Occasionally, on 4 Eyes or Voodoo in my Basement, things take a bluesier slant and Spoonful show they could have given the Stones or Creedence a run for their money had they chosen that slant. But their's is always a lighter, poppier disposition and they're off to the next track before you know it. It's all tribute to Sebastian's restless happy talent. As Clive James wrote of him, 'Randy Newman is the only man who has outstripped his brilliant lyric technique,'  The Los Angeles Times  described him as ' One of the very select group of songwriters, including also John Lennon, Ray Davies and Brian Wilson, for which the term genius doesn't seem like a publicist's wild notion.'



So Hums is not an album as such so much as a collection of small, visionary moments. Vignettes. All shots at the Great American songbook .It's all here whenever you need it, whenever you forget what it felt like to be seventeen and need a reminder. In Bob Stanley's words again, (he clearly loves the group):

'John Sebastian favoured steel-rim glasses and worn denim.
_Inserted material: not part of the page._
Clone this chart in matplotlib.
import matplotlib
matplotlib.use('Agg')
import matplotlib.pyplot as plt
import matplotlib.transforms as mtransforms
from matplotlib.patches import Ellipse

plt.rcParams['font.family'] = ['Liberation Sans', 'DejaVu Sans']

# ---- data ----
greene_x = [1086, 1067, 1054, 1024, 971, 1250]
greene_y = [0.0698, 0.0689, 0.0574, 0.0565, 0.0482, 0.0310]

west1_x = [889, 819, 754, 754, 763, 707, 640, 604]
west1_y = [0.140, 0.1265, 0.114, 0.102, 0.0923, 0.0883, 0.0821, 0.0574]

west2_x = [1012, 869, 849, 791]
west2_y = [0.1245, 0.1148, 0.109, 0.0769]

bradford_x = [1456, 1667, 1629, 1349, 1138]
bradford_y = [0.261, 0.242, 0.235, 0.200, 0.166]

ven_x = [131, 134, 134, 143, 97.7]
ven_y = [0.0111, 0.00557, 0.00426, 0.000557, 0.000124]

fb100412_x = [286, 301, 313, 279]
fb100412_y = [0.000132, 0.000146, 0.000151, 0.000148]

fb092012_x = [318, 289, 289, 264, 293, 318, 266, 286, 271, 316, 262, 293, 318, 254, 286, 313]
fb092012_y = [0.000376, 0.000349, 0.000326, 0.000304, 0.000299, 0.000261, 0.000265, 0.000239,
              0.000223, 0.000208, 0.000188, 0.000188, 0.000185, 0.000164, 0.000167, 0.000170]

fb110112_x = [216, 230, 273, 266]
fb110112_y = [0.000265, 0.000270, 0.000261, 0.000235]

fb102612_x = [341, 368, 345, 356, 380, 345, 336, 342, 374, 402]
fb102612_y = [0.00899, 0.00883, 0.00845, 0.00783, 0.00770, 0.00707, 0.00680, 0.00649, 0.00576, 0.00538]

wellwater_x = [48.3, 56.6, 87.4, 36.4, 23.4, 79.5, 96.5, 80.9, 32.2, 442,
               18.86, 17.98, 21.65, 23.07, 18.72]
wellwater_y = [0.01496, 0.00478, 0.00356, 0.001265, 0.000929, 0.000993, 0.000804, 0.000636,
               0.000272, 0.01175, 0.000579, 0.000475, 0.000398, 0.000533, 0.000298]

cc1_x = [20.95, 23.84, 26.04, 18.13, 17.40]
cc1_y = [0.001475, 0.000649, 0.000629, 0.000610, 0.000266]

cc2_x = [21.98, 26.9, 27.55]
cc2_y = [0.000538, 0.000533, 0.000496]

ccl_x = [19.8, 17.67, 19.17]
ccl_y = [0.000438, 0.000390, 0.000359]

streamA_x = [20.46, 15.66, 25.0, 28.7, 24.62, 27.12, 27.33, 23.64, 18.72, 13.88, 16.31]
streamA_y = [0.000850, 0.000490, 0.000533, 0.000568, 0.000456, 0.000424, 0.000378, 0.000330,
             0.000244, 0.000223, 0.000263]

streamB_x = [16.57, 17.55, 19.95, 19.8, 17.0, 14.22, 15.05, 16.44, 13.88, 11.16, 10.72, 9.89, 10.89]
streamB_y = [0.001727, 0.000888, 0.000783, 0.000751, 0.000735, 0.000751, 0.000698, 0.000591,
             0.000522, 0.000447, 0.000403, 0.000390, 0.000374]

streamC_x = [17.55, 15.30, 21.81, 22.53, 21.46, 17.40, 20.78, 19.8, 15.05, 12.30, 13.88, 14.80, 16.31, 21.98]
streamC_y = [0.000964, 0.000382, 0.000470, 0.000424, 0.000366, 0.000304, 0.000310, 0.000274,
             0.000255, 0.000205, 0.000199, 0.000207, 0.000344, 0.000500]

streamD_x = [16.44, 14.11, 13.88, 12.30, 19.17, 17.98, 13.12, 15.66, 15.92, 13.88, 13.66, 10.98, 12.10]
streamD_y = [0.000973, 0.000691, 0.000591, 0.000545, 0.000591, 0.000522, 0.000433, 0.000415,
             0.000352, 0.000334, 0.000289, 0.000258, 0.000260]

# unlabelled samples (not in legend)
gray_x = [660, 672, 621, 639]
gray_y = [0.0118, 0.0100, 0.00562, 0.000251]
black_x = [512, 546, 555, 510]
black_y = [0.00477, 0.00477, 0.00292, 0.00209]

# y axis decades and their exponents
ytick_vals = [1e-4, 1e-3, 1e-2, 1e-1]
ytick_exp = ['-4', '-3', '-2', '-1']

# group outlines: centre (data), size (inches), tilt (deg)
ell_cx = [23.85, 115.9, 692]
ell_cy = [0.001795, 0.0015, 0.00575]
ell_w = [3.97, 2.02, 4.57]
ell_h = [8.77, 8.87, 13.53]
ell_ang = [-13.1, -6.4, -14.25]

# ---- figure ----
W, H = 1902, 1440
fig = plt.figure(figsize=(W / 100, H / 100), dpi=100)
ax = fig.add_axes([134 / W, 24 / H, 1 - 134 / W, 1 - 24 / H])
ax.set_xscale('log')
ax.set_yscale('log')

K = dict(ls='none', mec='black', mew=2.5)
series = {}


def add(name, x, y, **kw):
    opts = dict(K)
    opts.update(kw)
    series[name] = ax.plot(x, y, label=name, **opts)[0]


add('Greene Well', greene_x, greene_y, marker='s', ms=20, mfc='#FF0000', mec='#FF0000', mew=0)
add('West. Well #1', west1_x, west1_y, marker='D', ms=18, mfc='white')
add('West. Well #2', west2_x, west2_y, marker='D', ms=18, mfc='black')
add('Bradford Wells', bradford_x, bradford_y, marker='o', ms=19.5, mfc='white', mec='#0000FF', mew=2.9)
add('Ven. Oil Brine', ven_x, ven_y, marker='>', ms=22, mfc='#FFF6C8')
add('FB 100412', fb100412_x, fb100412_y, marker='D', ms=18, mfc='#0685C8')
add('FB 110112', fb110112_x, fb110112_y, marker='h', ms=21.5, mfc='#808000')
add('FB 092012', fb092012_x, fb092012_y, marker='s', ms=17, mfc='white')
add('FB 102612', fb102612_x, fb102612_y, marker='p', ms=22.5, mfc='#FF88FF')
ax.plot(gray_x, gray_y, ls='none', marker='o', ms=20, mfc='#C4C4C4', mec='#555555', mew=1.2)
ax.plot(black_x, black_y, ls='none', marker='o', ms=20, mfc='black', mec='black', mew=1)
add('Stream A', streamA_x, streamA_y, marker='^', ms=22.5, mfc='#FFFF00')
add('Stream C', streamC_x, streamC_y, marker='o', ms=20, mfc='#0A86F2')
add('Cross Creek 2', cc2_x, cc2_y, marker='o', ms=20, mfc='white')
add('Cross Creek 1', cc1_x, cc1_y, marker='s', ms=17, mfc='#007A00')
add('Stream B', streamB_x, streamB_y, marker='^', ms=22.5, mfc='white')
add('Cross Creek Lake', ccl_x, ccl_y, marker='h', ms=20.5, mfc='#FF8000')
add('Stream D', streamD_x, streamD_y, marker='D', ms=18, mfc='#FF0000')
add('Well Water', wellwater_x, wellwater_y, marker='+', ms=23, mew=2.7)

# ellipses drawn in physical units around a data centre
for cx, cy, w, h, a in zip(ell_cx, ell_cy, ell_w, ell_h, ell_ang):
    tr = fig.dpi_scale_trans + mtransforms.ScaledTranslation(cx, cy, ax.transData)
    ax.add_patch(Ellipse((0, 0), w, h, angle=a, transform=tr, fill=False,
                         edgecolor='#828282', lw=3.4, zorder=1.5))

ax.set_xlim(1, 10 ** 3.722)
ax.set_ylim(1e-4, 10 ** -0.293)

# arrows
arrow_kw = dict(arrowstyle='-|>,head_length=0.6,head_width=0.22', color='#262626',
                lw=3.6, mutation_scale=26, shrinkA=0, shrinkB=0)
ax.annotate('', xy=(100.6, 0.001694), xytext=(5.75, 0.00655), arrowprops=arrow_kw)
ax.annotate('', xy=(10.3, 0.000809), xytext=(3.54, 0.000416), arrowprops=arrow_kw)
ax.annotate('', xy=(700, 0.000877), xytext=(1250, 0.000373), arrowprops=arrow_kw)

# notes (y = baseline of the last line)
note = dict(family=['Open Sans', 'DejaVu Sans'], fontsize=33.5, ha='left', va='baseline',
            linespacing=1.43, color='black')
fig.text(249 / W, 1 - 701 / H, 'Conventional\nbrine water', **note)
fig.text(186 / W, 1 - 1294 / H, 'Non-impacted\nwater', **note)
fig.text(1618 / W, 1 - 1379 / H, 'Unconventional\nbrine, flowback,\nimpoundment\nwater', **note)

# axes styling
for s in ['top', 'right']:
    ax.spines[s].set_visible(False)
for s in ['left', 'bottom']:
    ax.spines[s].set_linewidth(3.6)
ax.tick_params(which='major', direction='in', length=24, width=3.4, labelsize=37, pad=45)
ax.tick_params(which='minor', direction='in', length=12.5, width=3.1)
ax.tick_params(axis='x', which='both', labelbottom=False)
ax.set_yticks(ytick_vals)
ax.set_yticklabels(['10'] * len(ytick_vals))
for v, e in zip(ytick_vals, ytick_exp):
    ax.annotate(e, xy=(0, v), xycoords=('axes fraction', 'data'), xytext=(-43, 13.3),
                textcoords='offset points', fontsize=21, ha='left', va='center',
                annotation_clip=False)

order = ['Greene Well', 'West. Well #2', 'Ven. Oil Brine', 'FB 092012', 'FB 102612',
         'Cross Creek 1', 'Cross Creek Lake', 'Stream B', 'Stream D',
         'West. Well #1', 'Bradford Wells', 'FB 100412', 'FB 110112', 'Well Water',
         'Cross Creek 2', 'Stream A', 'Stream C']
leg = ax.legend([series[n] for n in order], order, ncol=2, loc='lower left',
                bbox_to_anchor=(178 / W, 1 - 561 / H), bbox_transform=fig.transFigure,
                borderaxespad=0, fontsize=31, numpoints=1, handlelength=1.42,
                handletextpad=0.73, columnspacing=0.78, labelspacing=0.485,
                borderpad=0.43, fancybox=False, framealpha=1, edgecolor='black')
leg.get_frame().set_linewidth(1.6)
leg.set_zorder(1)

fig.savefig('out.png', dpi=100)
He was born and raised in Greenwich Village, which made sense: his songs all sounded as if they were composed on a New York fire escape, five storeys up.'



Sadly, they were not built to last. Hums was pretty much their final important statement:

'Then Sebastian wrote Darling Be Home Soon, a fragile daisy chain of a song. 'I've been waiting since I toddled for the great relief of having you to talk to.' It was beautiful enough to make you shudder. But it was not goofy in any way and, to Sebastian's horror, a disapproving Yanovsky gurned and clowned his way through a TV performance of it. Less than two years on from their first single and they were splintering. Worse soon followed: Yanovsky and Boone were caught holding drugs, and Yanovsky was threatened with deportation if he didn't identify his dealer - which he did. A Rolling Stone magazine-sanctioned boycott of the Spoonful followed. Yanovsky was sacked but the damage was done. In late '67 Sebastian wrote a sour, tired single called Money aimed at the band's management, and they wisely split before things got cynical and boring.'



And we're left with the records. Their first three albums are all essential, plus a Greatest Hits. For their peak two years they were as good as any band's been before or since. Maybe not one for the holier than thou hipsters, but they don't always get things completely right!

The last song on Hums is called Never Goin' Back. There's no need for them to ever do so although core members Joe Butler, Steve Boone and Jerry Yester still tour fifty years on in a reconstructed Spoonful that Sebastian sensibly keeps his distance from. They're best remembered as they were in '65, '66 and early '67. Preserved in visionary aspic.